Tête d'Oréac, col de la Pousterle, Les Têtes

groupe montagneux de "La Rochaille", entre la basse vallée du Fournel de celle de la Gyronde

À l'ouest de la ville de L'Argentière la vallée du Fournel donne une coupe transversale complète des unités briançonnaises de la rive droite de la Durance. Les pentes de sa rive gauche (septentrionale) donnent notamment une belle coupe la structure du chaînon de la Tête d'Oréac puis de la grosse échine de la Montagne des Têtes, qui le sépare de la vallée de la Gyronde. Une autre coupe, beaucoup moins explicite, est donnée du côté nord par la vallée de la Gyronde.

Du côté septentrional de cet ensemble montagneux l'échine nord de la Montagne des Têtes montre un relief plutôt mou qui s'abaisse en direction du cours de la Gyronde par quelques escarpements de calcaires triasiques briançonnais.
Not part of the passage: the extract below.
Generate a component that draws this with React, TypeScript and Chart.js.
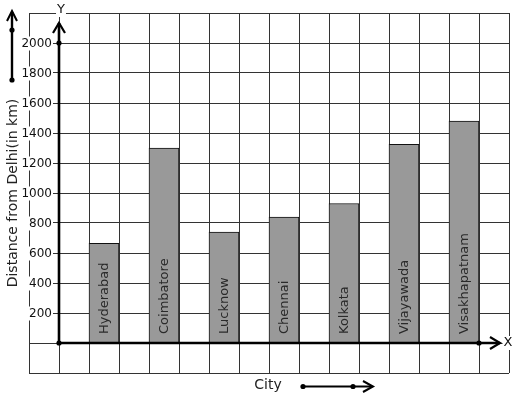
import React, { useEffect, useRef } from 'react';
import { Chart, registerables } from 'chart.js';

Chart.register(...registerables);

// ---- data ----
const cities = ['Hyderabad', 'Coimbatore', 'Lucknow', 'Chennai', 'Kolkata', 'Vijayawada', 'Visakhapatnam'];
const distances = [665, 1300, 740, 840, 930, 1325, 1480];
// slot of each city on the graph-paper x axis (units of grid squares from the Y axis)
const citySlots = [1.5, 3.5, 5.5, 7.5, 9.5, 11.5, 13.5];
const yTickLabels = [200, 400, 600, 800, 1000, 1200, 1400, 1600, 1800, 2000];
const xRange = [-1, 15];
const yRange = [-200, 2200];
const yTitle = 'Distance from Delhi(in km)';
const xTitle = 'City';

const FONT = '"DejaVu Sans", Verdana, sans-serif';

function dot(ctx: CanvasRenderingContext2D, x: number, y: number, r = 2.6) {
  ctx.beginPath();
  ctx.arc(x, y, r, 0, Math.PI * 2);
  ctx.fill();
}

function textWithBackdrop(ctx: CanvasRenderingContext2D, text: string, x: number, y: number, align: CanvasTextAlign) {
  const w = ctx.measureText(text).width;
  let left = x;
  if (align === 'center') left = x - w / 2;
  if (align === 'right') left = x - w;
  ctx.save();
  ctx.fillStyle = '#fff';
  ctx.fillRect(left - 1, y - 7, w + 2, 14);
  ctx.restore();
  ctx.textAlign = align;
  ctx.textBaseline = 'middle';
  ctx.fillText(text, x, y);
}

const overlay = {
  id: 'overlay',
  afterDatasetsDraw(chart: any) {
    const { ctx, chartArea, scales } = chart;
    const xs = scales.x;
    const ys = scales.y;
    const x0 = xs.getPixelForValue(0);
    const y0 = ys.getPixelForValue(0);
    ctx.save();

    // labels inside bars
    const meta = chart.getDatasetMeta(0);
    ctx.font = `13px ${FONT}`;
    ctx.fillStyle = '#2a2a2a';
    meta.data.forEach((bar: any, i: number) => {
      ctx.save();
      ctx.translate(bar.x, y0 - 9);
      ctx.rotate(-Math.PI / 2);
      ctx.textAlign = 'left';
      ctx.textBaseline = 'middle';
      ctx.fillText(cities[i], 0, 0.5);
      ctx.restore();
    });

    // y tick labels with white backdrops
    ctx.font = `12px ${FONT}`;
    ctx.fillStyle = '#111';
    yTickLabels.forEach((v) => {
      const py = ys.getPixelForValue(v);
      textWithBackdrop(ctx, String(v), x0 - 7, py + 0.5, 'right');
    });

    // axes
    ctx.strokeStyle = '#000';
    ctx.fillStyle = '#000';
    ctx.lineWidth = 2.6;
    const yTip = chartArea.top + 10;
    const xTip = chartArea.right - 9;
    ctx.beginPath();
    ctx.moveTo(x0, y0);
    ctx.lineTo(x0, yTip);
    ctx.moveTo(x0, y0);
    ctx.lineTo(xTip, y0);
    ctx.stroke();
    // arrowheads
    ctx.lineWidth = 2.2;
    ctx.beginPath();
    ctx.moveTo(x0 - 6, yTip + 10);
    ctx.lineTo(x0, yTip);
    ctx.lineTo(x0 + 6, yTip + 10);
    ctx.moveTo(xTip - 10, y0 - 6);
    ctx.lineTo(xTip, y0);
    ctx.lineTo(xTip - 10, y0 + 6);
    ctx.stroke();
    dot(ctx, x0, y0);
    dot(ctx, x0, ys.getPixelForValue(2000));
    dot(ctx, xs.getPixelForValue(14), y0);

    // axis letters
    ctx.font = `13px ${FONT}`;
    ctx.fillStyle = '#111';
    textWithBackdrop(ctx, 'Y', x0 + 2, chartArea.top - 3, 'center');
    textWithBackdrop(ctx, 'X', chartArea.right - 1, y0, 'center');

    // y title
    ctx.font = `14px ${FONT}`;
    ctx.fillStyle = '#222';
    ctx.save();
    ctx.translate(12, (chartArea.top + chartArea.bottom) / 2);
    ctx.rotate(-Math.PI / 2);
    ctx.textAlign = 'center';
    ctx.textBaseline = 'middle';
    ctx.fillText(yTitle, 0, 1);
    ctx.restore();

    // x title
    ctx.textAlign = 'center';
    ctx.textBaseline = 'middle';
    ctx.fillText(xTitle, 268, 385);

    // decorative arrows
    ctx.strokeStyle = '#000';
    ctx.fillStyle = '#000';
    ctx.lineWidth = 2.4;
    // left vertical arrow
    ctx.beginPath();
    ctx.moveTo(12, 80);
    ctx.lineTo(12, 12);
    ctx.stroke();
    ctx.lineWidth = 2;
    ctx.beginPath();
    ctx.moveTo(7, 21);
    ctx.lineTo(12, 11);
    ctx.lineTo(17, 21);
    ctx.stroke();
    dot(ctx, 12, 80);
    dot(ctx, 12, 30);
    // bottom horizontal arrow
    ctx.lineWidth = 2;
    ctx.beginPath();
    ctx.moveTo(303, 386.5);
    ctx.lineTo(372, 386.5);
    ctx.stroke();
    ctx.beginPath();
    ctx.moveTo(363, 381);
    ctx.lineTo(373, 386.5);
    ctx.lineTo(363, 392);
    ctx.stroke();
    dot(ctx, 303, 386.5);
    dot(ctx, 353, 386.5);

    ctx.restore();
  },
};

export default function App() {
  const canvasRef = useRef<HTMLCanvasElement | null>(null);

  useEffect(() => {
    const canvas = canvasRef.current;
    if (!canvas) return;
    const chart = new Chart(canvas, {
      type: 'bar',
      data: {
        datasets: [
          {
            data: citySlots.map((s, i) => ({ x: s, y: distances[i] })),
            backgroundColor: '#999999',
            borderColor: '#111',
            borderWidth: 1,
            barThickness: 30,
          },
        ],
      },
      options: {
        responsive: false,
        animation: false,
        events: [],
        layout: { padding: { left: 29, right: 8, top: 13, bottom: 26 } },
        plugins: {
          legend: { display: false },
          tooltip: { enabled: false },
          title: { display: false },
        },
        scales: {
          x: {
            type: 'linear',
            offset: false,
            min: xRange[0],
            max: xRange[1],
            ticks: { display: false, stepSize: 1 },
            grid: { color: '#333', lineWidth: 1, drawTicks: false, offset: false },
            border: { display: false },
            afterFit: (s: any) => {
              s.height = 0;
            },
          },
          y: {
            type: 'linear',
            min: yRange[0],
            max: yRange[1],
            ticks: { display: false, stepSize: 200 },
            grid: { color: '#333', lineWidth: 1, drawTicks: false },
            border: { display: false },
            afterFit: (s: any) => {
              s.width = 0;
            },
          },
        },
      },
      plugins: [overlay],
    });
    return () => chart.destroy();
  }, []);

  return (
    <div style={{ position: 'absolute', left: 0, top: 0, width: 517, height: 399, background: '#fff' }}>
      <canvas ref={canvasRef} width={517} height={399} style={{ display: 'block' }} />
    </div>
  );
}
Ils dominent les calcschistes néocrétacés ("marbres en plaquettes") du fond de la vallée, qui sont rattachés à la zone subbriançonnaise du fait de leur continuité d'affleurement avec ceux de l'Argentière et qui affleurent effectivement sous ces calcaires triasiques dans les basses pentes de rive droite (ravin du Fessourier).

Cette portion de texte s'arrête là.